By the time Access to Justice Fellow Crispin Birnbaum retired from her position as General Counsel for the Massachusetts Probation Service (MPS) in May 2018, she had amassed nearly 34 years of experience in various state government offices.
“The combination of all my experiences made me wonder what I might carry with me and what I might be able to offer,” she says. “Part of me wanted to retire and just travel, and part of me wanted to give back.”
She had a lot to offer, of course, thanks to her many decades of work as an attorney for the Commonwealth. Crispin started her career in 1984 as an Assistant District Attorney in Middlesex County. By the time she accepted a role as an Assistant Attorney General over ten years later, she was prosecuting murder cases and co-leading a Superior Court team of fellow ADAs. She stayed on at the AG’s Office for just over another decade, during which time she switched her focus from criminal to civil litigation.
In 2006, Crispin accepted the position of General Counsel for the Department of Youth Services (DYS). Her new role was markedly different from her 22 years as a litigator; for the first time she was working to better the lives of the people she had once prosecuted.
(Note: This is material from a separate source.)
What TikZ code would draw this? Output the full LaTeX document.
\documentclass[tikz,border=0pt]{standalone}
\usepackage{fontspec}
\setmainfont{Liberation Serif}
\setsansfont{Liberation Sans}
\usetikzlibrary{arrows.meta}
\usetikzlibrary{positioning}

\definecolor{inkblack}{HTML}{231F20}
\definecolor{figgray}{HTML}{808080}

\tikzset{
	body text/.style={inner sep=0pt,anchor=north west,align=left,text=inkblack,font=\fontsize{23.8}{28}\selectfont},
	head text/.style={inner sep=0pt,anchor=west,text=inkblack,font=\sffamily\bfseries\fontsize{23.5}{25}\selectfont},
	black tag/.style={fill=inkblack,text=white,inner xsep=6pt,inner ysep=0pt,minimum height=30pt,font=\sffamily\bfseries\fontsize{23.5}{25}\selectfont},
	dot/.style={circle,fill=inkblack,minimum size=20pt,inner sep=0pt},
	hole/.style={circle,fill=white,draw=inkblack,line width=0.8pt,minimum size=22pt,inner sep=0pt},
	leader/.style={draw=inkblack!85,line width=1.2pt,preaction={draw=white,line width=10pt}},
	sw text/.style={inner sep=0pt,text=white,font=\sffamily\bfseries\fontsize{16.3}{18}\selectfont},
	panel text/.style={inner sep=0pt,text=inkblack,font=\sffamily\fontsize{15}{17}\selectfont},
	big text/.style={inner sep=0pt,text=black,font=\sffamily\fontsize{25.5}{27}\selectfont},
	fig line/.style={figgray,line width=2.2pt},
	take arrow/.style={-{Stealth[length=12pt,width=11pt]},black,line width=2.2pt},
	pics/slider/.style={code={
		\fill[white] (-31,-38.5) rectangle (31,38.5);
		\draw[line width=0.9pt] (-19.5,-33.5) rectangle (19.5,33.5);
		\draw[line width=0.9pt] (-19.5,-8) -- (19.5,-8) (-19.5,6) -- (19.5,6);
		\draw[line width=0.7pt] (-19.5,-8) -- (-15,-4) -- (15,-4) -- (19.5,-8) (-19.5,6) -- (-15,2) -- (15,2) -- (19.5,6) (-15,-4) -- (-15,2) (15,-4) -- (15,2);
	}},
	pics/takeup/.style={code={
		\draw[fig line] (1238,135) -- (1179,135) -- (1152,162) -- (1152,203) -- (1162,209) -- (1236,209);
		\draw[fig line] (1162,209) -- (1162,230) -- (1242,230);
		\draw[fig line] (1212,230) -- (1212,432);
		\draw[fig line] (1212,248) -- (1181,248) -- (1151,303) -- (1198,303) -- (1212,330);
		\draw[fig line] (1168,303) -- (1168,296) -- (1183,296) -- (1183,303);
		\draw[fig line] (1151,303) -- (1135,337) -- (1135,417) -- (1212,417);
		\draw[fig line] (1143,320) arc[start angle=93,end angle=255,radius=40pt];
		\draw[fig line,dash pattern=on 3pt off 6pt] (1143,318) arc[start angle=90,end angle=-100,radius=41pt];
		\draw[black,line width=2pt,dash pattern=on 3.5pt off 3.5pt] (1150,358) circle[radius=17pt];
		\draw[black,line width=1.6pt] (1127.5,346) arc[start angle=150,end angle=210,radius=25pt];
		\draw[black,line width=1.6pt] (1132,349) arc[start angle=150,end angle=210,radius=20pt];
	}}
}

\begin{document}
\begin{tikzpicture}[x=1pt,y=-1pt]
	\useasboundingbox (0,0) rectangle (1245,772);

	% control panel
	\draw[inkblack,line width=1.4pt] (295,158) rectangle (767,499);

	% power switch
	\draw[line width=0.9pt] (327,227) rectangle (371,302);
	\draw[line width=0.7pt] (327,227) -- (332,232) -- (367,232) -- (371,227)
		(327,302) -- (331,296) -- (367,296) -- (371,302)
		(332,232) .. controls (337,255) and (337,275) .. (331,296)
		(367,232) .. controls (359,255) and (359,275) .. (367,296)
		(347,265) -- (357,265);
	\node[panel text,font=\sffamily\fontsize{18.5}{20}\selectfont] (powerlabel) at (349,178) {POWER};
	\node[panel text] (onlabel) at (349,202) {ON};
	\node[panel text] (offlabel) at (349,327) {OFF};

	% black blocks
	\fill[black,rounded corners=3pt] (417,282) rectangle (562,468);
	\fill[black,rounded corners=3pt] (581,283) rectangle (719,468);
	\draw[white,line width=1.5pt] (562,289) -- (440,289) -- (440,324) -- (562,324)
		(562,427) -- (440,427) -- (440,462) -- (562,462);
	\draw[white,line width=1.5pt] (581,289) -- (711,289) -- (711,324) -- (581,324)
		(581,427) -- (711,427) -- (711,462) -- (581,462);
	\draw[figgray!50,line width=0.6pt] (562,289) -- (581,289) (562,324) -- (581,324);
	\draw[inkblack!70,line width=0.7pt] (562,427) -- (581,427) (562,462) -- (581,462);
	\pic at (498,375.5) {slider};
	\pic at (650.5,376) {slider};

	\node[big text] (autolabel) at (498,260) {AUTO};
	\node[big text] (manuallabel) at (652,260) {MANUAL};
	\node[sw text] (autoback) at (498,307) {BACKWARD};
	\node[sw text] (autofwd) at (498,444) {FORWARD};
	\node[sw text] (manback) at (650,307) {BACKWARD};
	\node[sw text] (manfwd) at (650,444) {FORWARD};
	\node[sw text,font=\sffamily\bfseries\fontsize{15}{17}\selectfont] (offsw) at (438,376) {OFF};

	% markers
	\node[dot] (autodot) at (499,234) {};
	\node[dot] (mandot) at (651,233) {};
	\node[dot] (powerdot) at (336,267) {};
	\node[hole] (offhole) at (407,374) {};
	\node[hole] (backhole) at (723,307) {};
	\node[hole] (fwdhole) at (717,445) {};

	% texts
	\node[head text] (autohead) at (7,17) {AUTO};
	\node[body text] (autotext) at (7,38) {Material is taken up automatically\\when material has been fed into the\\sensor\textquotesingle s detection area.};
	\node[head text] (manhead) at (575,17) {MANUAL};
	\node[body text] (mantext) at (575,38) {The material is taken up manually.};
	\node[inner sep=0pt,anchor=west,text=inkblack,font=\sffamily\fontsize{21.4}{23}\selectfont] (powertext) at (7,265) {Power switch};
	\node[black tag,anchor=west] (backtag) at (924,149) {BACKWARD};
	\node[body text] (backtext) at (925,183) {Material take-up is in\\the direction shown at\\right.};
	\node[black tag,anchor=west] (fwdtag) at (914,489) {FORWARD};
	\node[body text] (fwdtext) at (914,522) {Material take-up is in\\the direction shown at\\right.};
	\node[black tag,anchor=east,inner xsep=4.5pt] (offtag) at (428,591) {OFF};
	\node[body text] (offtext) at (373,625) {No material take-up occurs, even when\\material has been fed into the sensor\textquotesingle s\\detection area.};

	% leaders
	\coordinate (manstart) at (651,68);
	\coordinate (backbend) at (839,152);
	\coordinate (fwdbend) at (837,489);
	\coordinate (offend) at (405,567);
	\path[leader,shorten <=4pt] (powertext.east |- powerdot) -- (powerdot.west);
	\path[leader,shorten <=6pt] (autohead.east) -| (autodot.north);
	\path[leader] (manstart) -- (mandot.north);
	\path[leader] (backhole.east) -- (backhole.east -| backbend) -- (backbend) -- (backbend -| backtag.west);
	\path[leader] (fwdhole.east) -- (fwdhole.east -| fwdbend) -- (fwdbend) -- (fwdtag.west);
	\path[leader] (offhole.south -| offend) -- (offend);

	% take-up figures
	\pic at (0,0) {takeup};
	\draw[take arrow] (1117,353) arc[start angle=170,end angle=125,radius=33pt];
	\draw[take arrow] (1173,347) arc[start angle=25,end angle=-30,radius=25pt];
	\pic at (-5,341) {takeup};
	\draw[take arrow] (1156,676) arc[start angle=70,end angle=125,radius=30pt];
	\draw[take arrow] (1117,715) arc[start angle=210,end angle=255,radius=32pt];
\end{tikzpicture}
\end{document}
“I came to really have a much broader, much more enlightened perspective about how to help people who are given criminal records,” she says. “Do those records follow them for the rest of their lives? How can we help them once they’ve paid their debt?”
These were the same questions Crispin continued to ask when she became the MPS General Counsel in 2013. Like DYS, MPS is an offender-serving agency, but with a broader focus and twice the staff. As General Counsel, Crispin oversaw the Legal Unit, working with her team to draft policies and legislative strategies and leading trainings for MPS staff.
In April 2018, a month before Crispin retired, Governor Charlie Baker signed the Criminal Justice Reform Act, a landmark bill with major implications for the state’s criminal justice system. Among its many sweeping provisions, the bill included new provisions for the sealing and expungement of criminal records.
These provisions marked what Crispin says is real progress for individuals with criminal records. She knew she couldn’t stay to assist from the inside, but she was unsure how nonprofits that serve these clients would learn about the complexities of the bill.
Inspired to draw on her wealth of accumulated knowledge, Crispin returned from her post-retirement travels and began studying the new law and creating training materials. That fall, she kicked off a series of legal and non-legal volunteering gigs, including working at Veterans Legal Services (VLS) and Food for Free.
Eventually, through her volunteer work, Crispin discovered the Clearinghouse’s Access to Justice Fellows Program. Created to engage senior and retired attorneys and judges in pro bono projects, the program was the perfect fit for Crispin as she looked to expand her contributions.
As a 2018-2019 Fellow, in addition to continuing her work with VLS, Crispin is now working closely with Clearinghouse staff to mentor the Clearinghouse’s legal clinic volunteers and lead trainings for nonprofits and other client-facing organizations, such as veteran groups and law school clinical programs.
“I’m trying to help people identify the fact that if you’re trying to help someone get a job, an apartment, or a public subsidy for housing, criminal records can be an immense barrier,” she says. “Educating people about how criminal records work in Massachusetts, along with the changes in the law of sealing and expungement, is the goal. If more and more staff members, law students, and attorneys become interested in helping individuals reduce those barriers, all the better.”
And though she’s certainly an expert on the matter, Crispin doesn’t want anyone to think she’s inventing the wheel.
“There are people who have been doing this work for a long time trying to help offenders and help with re-entry. I admire them and I’ve been aware of their work for a long time,” she says. “I like to think that I’ve simply joined the ranks of those who are trying to help people get out from under their criminal records.”
Crispin’s formal Fellowship will end in June, but she’s already thinking about becoming a continuing Fellow to keep on doing this work.
“[Being a Fellow] has been tremendous,” she says. “And I’m open to continuing to do this work as long as I’m needed and as long as I can help. I’m excited to see where it leads.”